En mis primeros años de vida la opción única para ver dibujos animados era Imevisión, lo que después se convirtió en Televisión Azteca, después llegó el Canal 5 de Televisa, el XHGC. ¿Sabían que el GC es por los apellidos de Guillermo González Camarena, el mexicano inventor de la televisión a color y además fundador del canal? Bueno, pues no había mucho más. Salvo algunos sistemas de cable locales que nos ponían caricaturas de vez en vez.

Y así, descubrimos que la historia de Heidi no era nada sencilla: Una niña huérfana que se ve obligada a vivir con su abuelo, que al principio no la quiere, en las frías montañas de Suiza. O, ¿hay aquí alguien que recuerde a la Ranita Demetán? Demetán tuvo que enfrentar serios peligros desde que era un renacuajo, además de intentar comprender a su corta edad por qué una pareja de arañas abandonó a su bebé araña. Cuando descubre que es porque la naturaleza de estos compañeros de estanque es comerse a sus padres, la ranita apenas puede con su sorpresa. Y yo con la mía, obviamente.

Igual pasaba con Maya, sí, nuestra amiga, la abejita, que tenía que solucionar problemas gravísimos al lado de su no muy brillante amigo Willi.
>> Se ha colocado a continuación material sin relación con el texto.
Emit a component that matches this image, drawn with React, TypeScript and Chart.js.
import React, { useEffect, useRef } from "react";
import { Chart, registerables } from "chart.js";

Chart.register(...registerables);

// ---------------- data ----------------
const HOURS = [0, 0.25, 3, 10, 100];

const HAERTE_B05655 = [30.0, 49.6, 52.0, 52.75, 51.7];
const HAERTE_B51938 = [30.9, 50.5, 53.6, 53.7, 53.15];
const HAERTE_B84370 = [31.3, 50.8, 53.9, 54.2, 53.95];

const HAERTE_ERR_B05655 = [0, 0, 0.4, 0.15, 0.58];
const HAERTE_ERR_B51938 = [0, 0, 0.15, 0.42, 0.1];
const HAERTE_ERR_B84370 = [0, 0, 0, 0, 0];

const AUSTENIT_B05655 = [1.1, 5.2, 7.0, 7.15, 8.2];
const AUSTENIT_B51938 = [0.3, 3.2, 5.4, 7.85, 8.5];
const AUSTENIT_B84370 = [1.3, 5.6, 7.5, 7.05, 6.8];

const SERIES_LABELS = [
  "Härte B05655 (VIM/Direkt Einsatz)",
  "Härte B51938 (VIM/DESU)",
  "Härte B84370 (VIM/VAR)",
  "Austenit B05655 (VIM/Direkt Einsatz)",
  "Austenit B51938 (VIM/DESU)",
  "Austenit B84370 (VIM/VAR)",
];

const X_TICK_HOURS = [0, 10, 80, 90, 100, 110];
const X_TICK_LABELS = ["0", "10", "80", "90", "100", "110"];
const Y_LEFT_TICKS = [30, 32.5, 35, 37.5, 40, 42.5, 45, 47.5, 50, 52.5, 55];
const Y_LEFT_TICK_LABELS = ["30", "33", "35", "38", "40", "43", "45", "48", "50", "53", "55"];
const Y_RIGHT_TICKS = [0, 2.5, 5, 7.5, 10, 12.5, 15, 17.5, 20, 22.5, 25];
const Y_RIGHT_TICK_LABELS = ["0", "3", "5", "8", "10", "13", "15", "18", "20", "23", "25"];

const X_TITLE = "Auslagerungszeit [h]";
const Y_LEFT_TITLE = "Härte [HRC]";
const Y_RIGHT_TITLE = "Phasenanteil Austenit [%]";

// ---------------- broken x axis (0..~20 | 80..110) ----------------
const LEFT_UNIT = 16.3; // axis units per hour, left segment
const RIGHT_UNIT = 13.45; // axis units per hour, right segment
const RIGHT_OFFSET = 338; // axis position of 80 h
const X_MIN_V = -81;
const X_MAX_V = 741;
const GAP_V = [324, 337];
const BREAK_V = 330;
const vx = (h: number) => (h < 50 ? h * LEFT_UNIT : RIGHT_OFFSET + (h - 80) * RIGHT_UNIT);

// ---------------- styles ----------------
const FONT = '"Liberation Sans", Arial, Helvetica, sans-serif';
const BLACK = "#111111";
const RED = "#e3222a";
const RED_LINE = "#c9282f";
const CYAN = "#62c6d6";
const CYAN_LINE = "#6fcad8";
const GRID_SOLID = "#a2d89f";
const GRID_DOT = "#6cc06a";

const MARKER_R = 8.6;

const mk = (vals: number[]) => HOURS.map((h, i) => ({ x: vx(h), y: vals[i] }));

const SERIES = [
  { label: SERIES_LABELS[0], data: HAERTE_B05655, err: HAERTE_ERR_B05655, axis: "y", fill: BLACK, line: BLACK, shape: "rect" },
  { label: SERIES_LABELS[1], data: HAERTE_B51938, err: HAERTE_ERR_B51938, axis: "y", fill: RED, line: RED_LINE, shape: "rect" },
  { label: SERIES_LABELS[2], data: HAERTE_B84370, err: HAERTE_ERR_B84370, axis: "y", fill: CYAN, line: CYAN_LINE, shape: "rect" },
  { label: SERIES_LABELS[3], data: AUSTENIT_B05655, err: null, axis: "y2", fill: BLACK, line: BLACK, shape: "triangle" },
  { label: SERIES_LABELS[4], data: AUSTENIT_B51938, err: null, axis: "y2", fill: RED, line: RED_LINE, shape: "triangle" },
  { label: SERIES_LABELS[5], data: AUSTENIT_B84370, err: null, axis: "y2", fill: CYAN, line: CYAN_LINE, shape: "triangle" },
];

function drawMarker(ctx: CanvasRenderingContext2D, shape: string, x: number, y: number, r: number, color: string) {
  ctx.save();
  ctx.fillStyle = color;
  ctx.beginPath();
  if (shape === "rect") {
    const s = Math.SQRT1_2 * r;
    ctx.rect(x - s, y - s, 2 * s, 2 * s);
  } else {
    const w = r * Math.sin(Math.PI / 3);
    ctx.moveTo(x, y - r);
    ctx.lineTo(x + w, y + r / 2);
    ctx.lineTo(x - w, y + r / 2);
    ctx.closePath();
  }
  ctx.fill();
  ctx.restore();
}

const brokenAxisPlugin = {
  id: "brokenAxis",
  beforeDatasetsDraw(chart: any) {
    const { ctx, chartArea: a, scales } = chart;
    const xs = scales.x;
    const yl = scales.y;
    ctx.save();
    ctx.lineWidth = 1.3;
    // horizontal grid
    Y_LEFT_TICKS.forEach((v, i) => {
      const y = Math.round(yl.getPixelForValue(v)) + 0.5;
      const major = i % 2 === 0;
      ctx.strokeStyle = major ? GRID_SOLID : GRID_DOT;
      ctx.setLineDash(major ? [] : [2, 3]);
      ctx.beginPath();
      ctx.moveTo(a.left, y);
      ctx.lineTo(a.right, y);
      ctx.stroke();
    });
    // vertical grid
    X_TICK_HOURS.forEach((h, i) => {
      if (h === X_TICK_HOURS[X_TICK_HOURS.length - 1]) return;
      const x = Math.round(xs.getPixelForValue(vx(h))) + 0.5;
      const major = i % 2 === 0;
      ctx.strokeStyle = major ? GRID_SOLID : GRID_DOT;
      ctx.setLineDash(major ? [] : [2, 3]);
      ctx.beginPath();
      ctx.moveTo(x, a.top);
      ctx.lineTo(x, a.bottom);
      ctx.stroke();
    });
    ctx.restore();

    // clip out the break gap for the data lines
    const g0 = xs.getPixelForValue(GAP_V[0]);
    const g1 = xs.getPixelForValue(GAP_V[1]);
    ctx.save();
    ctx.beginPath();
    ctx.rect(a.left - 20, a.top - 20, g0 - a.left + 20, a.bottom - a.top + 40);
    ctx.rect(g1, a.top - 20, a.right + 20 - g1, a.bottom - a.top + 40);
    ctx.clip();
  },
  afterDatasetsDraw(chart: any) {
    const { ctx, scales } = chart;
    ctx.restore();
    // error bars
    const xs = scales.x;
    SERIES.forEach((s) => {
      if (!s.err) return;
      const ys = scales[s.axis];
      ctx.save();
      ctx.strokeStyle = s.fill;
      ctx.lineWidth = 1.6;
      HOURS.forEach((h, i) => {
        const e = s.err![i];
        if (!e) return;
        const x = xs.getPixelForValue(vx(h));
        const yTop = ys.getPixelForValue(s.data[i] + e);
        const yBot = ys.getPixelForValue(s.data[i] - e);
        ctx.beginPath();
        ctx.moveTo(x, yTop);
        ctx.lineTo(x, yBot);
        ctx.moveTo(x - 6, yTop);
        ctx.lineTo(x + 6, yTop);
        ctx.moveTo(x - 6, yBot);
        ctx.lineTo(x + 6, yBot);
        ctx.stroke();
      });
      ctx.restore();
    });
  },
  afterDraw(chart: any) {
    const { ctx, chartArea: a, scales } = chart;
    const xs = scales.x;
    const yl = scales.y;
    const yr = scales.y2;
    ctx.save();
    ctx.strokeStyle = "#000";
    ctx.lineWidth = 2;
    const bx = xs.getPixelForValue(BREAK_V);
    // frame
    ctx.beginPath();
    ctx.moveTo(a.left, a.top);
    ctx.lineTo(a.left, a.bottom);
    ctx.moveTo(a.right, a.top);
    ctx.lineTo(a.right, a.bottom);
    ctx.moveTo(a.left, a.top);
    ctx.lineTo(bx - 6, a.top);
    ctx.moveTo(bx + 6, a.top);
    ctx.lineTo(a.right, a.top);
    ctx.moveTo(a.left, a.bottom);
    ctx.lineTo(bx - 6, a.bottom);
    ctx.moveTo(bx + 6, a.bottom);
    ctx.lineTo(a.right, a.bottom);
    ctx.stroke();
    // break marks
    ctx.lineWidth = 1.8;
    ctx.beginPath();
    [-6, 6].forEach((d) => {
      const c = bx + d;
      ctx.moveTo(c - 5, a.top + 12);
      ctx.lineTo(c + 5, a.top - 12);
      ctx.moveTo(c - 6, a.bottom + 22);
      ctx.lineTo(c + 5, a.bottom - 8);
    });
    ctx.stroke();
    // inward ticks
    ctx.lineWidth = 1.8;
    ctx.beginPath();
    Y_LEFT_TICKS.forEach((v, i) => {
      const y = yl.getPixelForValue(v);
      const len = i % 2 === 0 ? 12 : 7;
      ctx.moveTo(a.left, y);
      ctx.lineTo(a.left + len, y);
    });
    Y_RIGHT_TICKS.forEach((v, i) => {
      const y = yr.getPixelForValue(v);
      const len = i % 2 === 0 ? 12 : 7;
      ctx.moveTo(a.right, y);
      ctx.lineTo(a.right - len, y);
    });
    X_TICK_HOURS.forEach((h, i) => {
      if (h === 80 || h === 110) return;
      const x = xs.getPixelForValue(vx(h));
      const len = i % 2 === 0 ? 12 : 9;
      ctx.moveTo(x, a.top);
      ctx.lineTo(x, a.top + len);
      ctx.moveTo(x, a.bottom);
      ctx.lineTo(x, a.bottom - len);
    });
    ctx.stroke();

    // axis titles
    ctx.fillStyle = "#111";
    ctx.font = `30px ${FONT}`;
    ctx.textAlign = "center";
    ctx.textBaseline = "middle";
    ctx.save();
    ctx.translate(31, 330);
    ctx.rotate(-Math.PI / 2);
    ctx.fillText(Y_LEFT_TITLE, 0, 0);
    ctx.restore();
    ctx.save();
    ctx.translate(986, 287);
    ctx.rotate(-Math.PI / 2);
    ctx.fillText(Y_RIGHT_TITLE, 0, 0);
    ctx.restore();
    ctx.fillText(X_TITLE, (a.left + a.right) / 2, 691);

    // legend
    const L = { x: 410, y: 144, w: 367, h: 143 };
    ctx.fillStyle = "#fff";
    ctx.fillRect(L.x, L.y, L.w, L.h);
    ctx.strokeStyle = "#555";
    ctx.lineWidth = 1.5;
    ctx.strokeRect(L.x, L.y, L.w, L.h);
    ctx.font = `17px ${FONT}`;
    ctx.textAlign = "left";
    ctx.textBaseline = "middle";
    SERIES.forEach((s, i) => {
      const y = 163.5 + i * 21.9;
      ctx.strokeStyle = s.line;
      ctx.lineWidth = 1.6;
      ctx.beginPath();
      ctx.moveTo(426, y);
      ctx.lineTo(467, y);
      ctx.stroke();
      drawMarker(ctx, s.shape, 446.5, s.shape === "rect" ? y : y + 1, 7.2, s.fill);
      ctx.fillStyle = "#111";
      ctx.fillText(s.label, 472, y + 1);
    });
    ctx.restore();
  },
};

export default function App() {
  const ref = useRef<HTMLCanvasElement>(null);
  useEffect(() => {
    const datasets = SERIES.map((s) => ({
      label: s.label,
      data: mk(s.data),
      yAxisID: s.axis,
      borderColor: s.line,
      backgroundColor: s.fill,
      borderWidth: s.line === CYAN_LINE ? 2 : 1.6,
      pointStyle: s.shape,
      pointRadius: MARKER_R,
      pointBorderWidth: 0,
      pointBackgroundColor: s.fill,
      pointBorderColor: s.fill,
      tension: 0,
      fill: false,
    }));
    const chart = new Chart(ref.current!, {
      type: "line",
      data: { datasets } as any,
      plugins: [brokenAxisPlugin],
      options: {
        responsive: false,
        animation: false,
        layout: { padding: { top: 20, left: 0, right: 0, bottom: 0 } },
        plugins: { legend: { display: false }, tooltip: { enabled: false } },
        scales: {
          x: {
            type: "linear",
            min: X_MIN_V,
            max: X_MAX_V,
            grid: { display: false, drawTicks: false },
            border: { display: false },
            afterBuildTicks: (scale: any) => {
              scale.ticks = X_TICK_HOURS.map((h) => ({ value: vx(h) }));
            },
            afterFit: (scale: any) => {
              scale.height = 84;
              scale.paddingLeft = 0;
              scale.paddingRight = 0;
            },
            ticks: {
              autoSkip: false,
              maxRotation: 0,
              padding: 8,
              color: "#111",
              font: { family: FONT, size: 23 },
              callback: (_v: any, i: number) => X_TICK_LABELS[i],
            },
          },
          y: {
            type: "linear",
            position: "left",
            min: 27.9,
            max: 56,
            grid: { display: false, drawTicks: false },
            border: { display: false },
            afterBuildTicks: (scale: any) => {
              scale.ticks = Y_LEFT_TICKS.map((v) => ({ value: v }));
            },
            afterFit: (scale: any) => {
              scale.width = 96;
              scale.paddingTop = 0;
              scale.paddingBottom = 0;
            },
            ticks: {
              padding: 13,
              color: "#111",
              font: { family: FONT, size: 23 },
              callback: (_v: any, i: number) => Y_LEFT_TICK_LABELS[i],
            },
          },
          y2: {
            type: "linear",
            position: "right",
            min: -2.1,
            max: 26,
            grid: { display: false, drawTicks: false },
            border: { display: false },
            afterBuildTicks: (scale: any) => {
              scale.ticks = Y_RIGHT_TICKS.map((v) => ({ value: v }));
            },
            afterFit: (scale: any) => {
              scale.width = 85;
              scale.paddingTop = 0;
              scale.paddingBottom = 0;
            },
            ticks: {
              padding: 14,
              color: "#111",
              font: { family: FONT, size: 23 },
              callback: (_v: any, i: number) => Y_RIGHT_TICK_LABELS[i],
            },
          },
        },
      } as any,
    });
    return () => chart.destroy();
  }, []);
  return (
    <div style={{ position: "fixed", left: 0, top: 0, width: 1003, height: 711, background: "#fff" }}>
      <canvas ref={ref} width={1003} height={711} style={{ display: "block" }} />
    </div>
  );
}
Claro, no todo en la televisión abierta eran dramas épicos como los arriba mencionados, también había que destruir planetas enteros y conquistar naciones en Voltron, combatir monstruos gigantes al lado de Koji Kabuto en Mazinger Z o luchar contra vehículos que surgían de una especie de plantas galácticas en Jayce y los Guerreros Rodantes.
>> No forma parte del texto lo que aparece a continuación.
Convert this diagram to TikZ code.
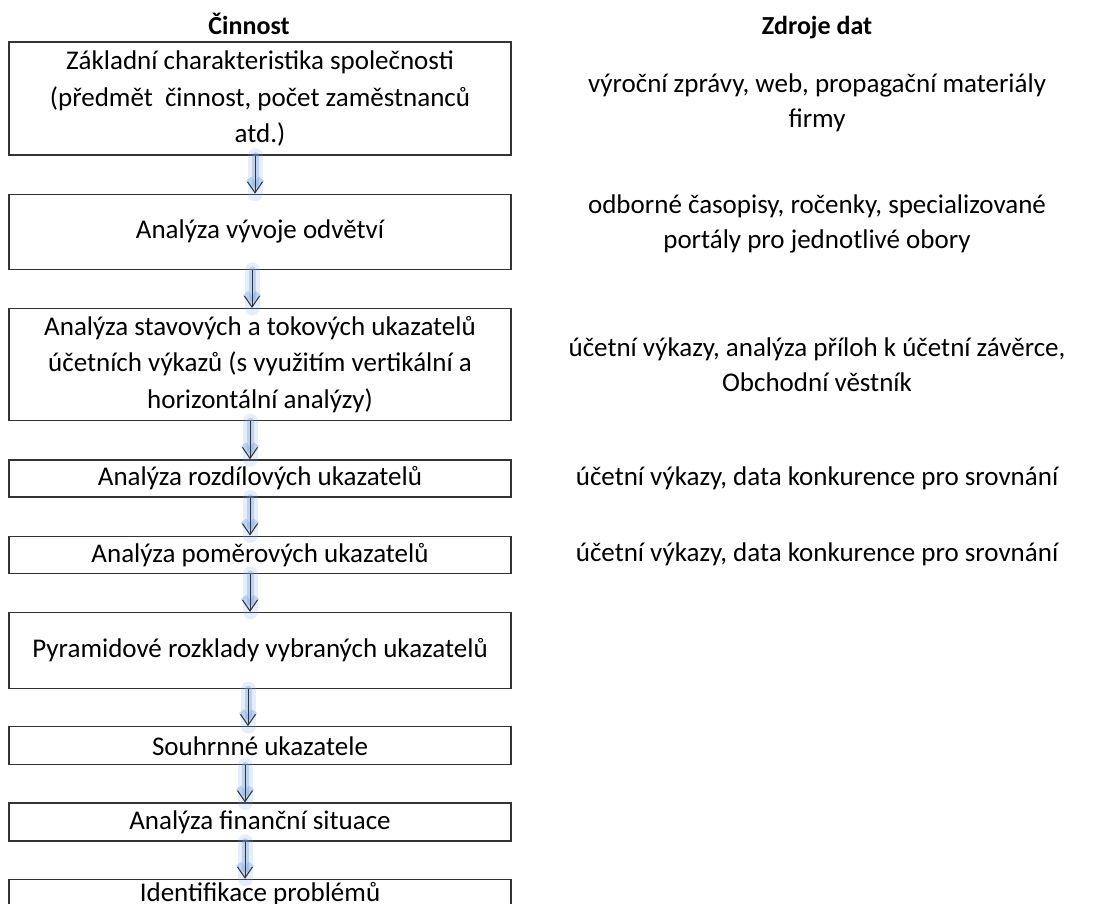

Nunca fui fan de todo lo hecho por William Hanna y Joseph Barbera, ya saben: Los Picapiedra, los Supersónicos, el Oso Yogui, Scooby Doo y otros tantos personajes que supongo me parecían muy gringos, y así, por algún momento de la década de los ochenta llegó a nuestro país una invasión enorme de títulos creados principalmente en Estados Unidos. ¿Se acuerdan? He-Man, los Thudercats, Halcones Galácticos y aquella de un medio vaquero, medio nativo americano, medio ser del espacio que se llamaba BraveStarr. Intensos, sí, pero nada nada que ver con con esas historias complicadísimas de las que hablamos al inicio.
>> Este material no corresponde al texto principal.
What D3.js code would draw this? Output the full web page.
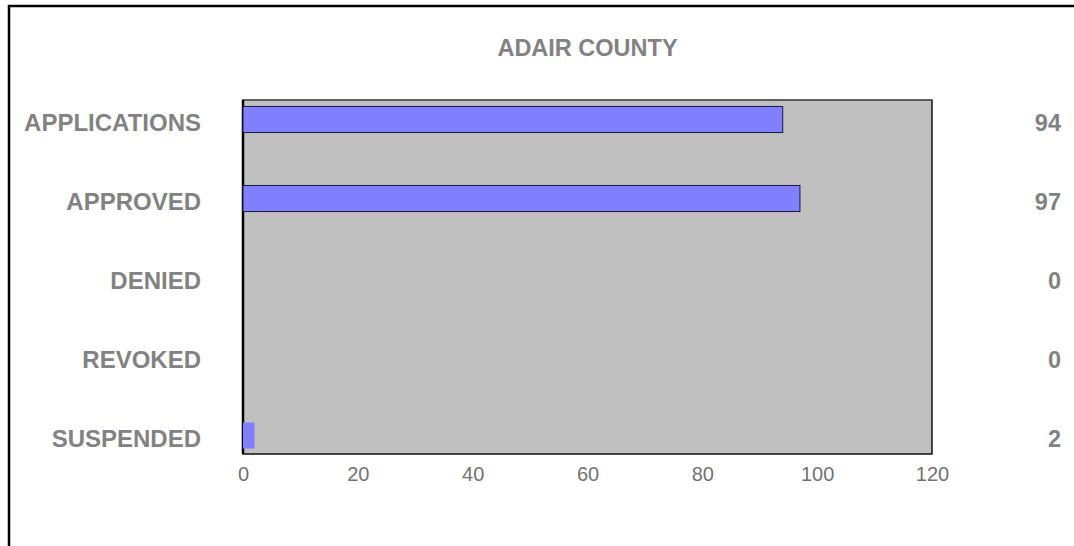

Así, llegaron nuevos tiempos, más canales, muchas opciones, incluso, canales exclusivos para contenidos infantiles. Ya no fui generación Nickelodeon o Disney Channel, pero claro que vi Bob Esponja y todavía repito capítulos de las Pistas de Blue desde mi imaginario sillón de pensar.

Ya no era un niño cuando las caricaturas se tornaron un poquito transgresoras, pero igual, junto con muchos más chicos que yo, nos descubrimos en Animaniacs, los Simpson, Padre de familia, bueno, hasta en los muy desagradables Ren y Stimpy.

Hoy, añoramos esos programas y a esos personajes porque nos marcaron para siempre, sin embargo, esa marca, creo, va más allá de sus contenidos y sus divertidas o turbias historias, nos marcaron porque nos recuerdan momentos exactos de nuestra vida, de nuestro espacio y de aquel tiempo en que nuestra única preocupación, quienes tuvimos ese privilegio, era terminar la tarea, abrir tu bolsa de Sabritas a ver que tazo te salía y declararte listo para encender el televisor.

Bueno. La tarea a veces podía esperar.